• _Exercise objective_:
In the listing that follows, retype every line from the first through the one containing "(0,0) rectangle (1256,601);". Pictures are to be left out.

--------

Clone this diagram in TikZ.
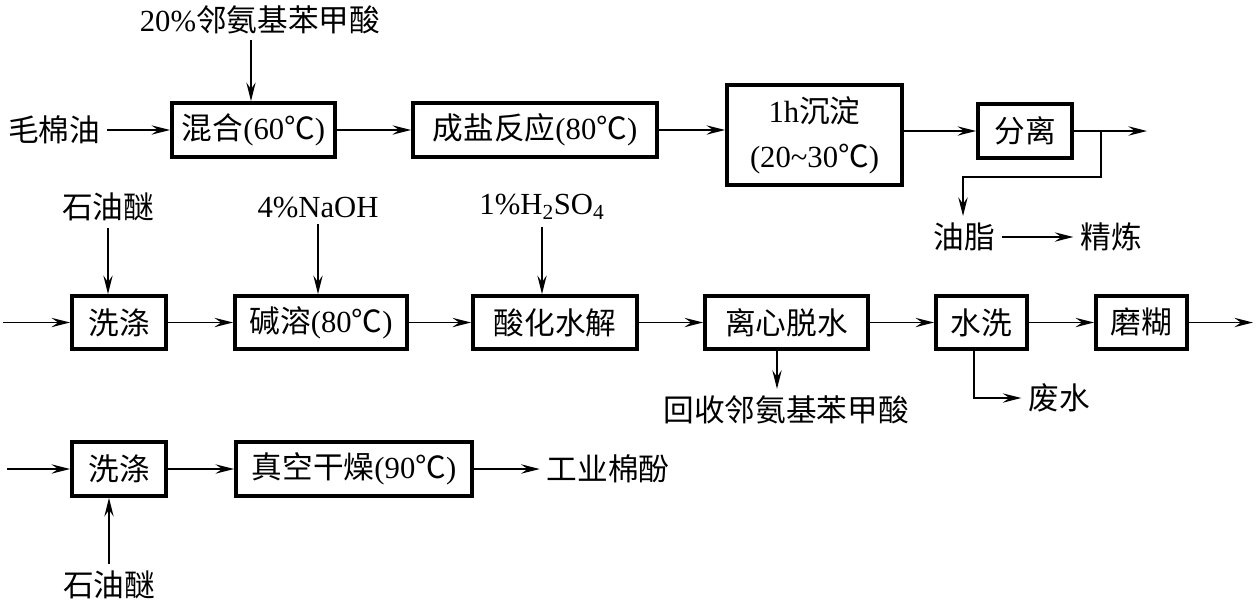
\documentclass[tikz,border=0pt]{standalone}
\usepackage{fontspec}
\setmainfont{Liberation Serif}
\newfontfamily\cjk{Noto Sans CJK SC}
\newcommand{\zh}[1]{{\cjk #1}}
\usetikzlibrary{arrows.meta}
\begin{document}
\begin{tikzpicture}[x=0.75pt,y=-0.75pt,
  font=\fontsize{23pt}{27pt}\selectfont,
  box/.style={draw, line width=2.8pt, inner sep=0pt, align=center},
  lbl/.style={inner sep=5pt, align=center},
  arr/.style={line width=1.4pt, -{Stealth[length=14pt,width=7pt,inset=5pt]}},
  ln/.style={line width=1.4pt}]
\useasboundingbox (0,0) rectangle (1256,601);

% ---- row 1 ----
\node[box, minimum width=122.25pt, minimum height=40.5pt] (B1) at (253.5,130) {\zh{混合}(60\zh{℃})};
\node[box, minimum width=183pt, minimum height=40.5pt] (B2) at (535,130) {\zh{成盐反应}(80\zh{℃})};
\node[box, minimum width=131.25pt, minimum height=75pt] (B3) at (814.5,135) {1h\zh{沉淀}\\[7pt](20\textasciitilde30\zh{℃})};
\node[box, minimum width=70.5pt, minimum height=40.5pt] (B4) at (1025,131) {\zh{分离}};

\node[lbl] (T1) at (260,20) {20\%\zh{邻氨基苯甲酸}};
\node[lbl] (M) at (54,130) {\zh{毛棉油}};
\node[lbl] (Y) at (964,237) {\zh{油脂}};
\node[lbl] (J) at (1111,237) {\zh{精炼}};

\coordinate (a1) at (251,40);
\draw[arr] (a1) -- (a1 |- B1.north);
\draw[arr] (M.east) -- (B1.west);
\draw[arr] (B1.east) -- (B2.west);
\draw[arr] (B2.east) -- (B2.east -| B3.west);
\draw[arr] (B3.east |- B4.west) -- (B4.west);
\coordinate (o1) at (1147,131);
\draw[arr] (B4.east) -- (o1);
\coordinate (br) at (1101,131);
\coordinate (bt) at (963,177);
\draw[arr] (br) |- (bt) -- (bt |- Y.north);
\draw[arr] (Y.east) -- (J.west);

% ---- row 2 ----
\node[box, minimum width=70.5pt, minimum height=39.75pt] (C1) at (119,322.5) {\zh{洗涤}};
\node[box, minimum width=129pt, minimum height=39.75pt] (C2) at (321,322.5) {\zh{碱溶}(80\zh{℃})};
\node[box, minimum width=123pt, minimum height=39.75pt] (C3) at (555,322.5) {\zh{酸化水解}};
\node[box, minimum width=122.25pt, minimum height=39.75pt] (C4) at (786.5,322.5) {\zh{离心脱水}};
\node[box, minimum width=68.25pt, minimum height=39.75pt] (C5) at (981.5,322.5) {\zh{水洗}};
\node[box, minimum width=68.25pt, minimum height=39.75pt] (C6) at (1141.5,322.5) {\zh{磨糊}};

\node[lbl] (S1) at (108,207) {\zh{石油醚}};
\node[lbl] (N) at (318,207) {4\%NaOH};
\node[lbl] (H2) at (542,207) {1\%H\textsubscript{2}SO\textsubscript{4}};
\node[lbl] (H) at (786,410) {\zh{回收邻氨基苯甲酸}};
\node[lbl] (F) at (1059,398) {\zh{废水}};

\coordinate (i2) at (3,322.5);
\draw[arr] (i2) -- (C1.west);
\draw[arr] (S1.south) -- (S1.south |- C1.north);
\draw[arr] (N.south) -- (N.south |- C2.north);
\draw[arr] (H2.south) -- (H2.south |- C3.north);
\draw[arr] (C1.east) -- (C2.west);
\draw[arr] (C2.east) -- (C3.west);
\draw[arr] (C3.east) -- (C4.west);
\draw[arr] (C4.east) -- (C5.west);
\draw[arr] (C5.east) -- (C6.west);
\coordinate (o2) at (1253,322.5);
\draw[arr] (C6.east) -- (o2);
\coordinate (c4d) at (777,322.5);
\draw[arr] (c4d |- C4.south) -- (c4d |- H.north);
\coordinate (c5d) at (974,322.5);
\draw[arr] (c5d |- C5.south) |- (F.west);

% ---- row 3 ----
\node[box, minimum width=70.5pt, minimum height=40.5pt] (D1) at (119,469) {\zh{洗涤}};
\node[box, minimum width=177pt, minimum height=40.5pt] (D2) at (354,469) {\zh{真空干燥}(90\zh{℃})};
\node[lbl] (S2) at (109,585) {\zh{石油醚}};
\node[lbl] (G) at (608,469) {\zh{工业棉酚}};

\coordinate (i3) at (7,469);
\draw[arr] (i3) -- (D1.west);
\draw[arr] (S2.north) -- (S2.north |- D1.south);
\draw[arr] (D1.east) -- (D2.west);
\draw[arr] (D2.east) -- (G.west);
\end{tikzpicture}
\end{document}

--------

• _Exercise answer_:
Clone this diagram in TikZ.
\documentclass[tikz,border=0pt]{standalone}
\usepackage{fontspec}
\setmainfont{Liberation Serif}
\newfontfamily\cjk{Noto Sans CJK SC}
\newcommand{\zh}[1]{{\cjk #1}}
\usetikzlibrary{arrows.meta}
\begin{document}
\begin{tikzpicture}[x=0.75pt,y=-0.75pt,
  font=\fontsize{23pt}{27pt}\selectfont,
  box/.style={draw, line width=2.8pt, inner sep=0pt, align=center},
  lbl/.style={inner sep=5pt, align=center},
  arr/.style={line width=1.4pt, -{Stealth[length=14pt,width=7pt,inset=5pt]}},
  ln/.style={line width=1.4pt}]
\useasboundingbox (0,0) rectangle (1256,601);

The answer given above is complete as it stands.